Assegno di divorzio e moglie che non vuole lavorare

La Corte di Cassazione, con ordinanza n. 25697/2017, ha stabilito che il giudice nel determinare l’assegno divorzile deve considerare anche l’effettiva possibilità del coniuge che lo pretende a svolgere un’attività lavorativa retribuita.

Ne consegue che l’assegno debba essere rideterminato o soppresso se l’ex moglie, madre di figli grandi, in grado di stare a casa da soli, rifiuti di cercare un lavoro e non accetti proposte d’impiego.

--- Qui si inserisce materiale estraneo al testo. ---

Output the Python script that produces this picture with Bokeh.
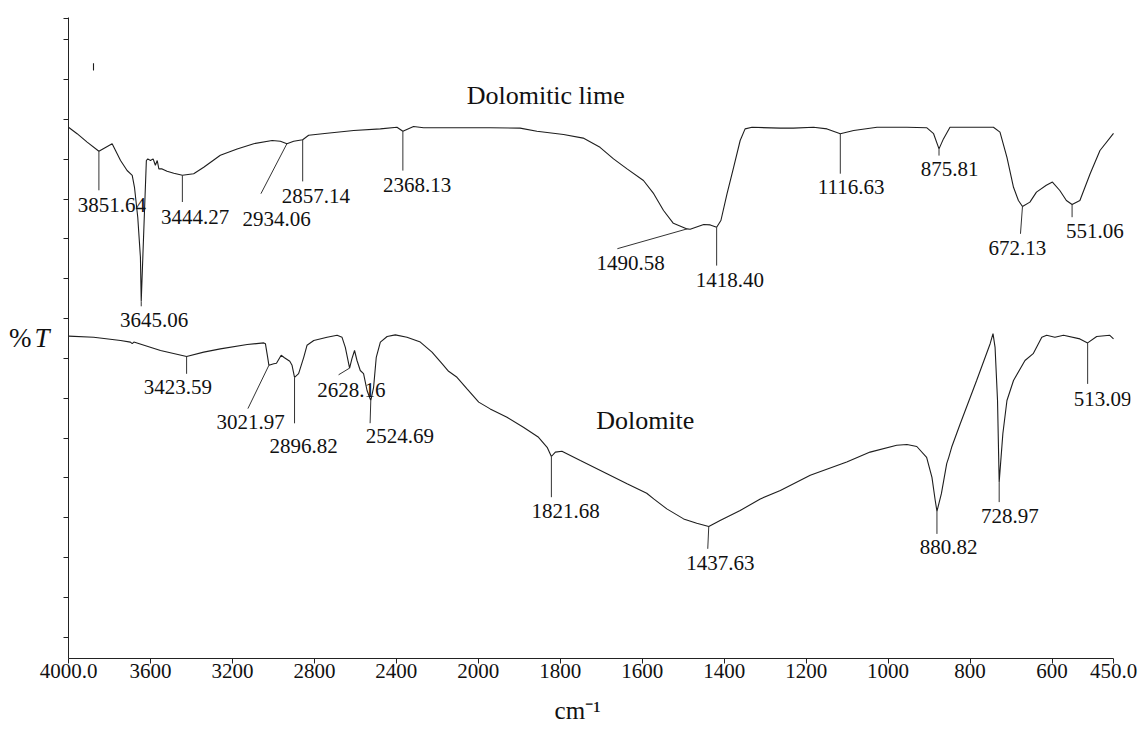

Nella fattispecie il ricorrente lamenta che il giudice di secondo grado abbia omesso di valutare la sua richiesta di diminuzione dell’assegno divorzile non tenendo in considerazione l’inerzia della ex moglie nella ricerca di un impiego ed il rifiuto della stessa ad una concreta opportunità lavorativa.

Secondo la Suprema Corte, infatti, rileva, ai fini dell’attribuzione e della quantificazione dell’assegno, la prova delle condotte allegate dal ricorrente circa il mancato reperimento, da parte della donna, di una attività lavorativa.

Ciò in quanto il giudice del merito deve valutare l’attitudine del coniuge richiedente l’assegno a procurarsi un reddito da lavoro.

Nella fattispecie tale principio è ancor più rilevante considerato che i figli, ormai grandi, non necessitano della costante presenza di un adulto.

Secondo gli Ermellini, il giudice di merito non si è pronunciato con adeguata motivazione: il provvedimento impugnato va, dunque, cassato con rinvio.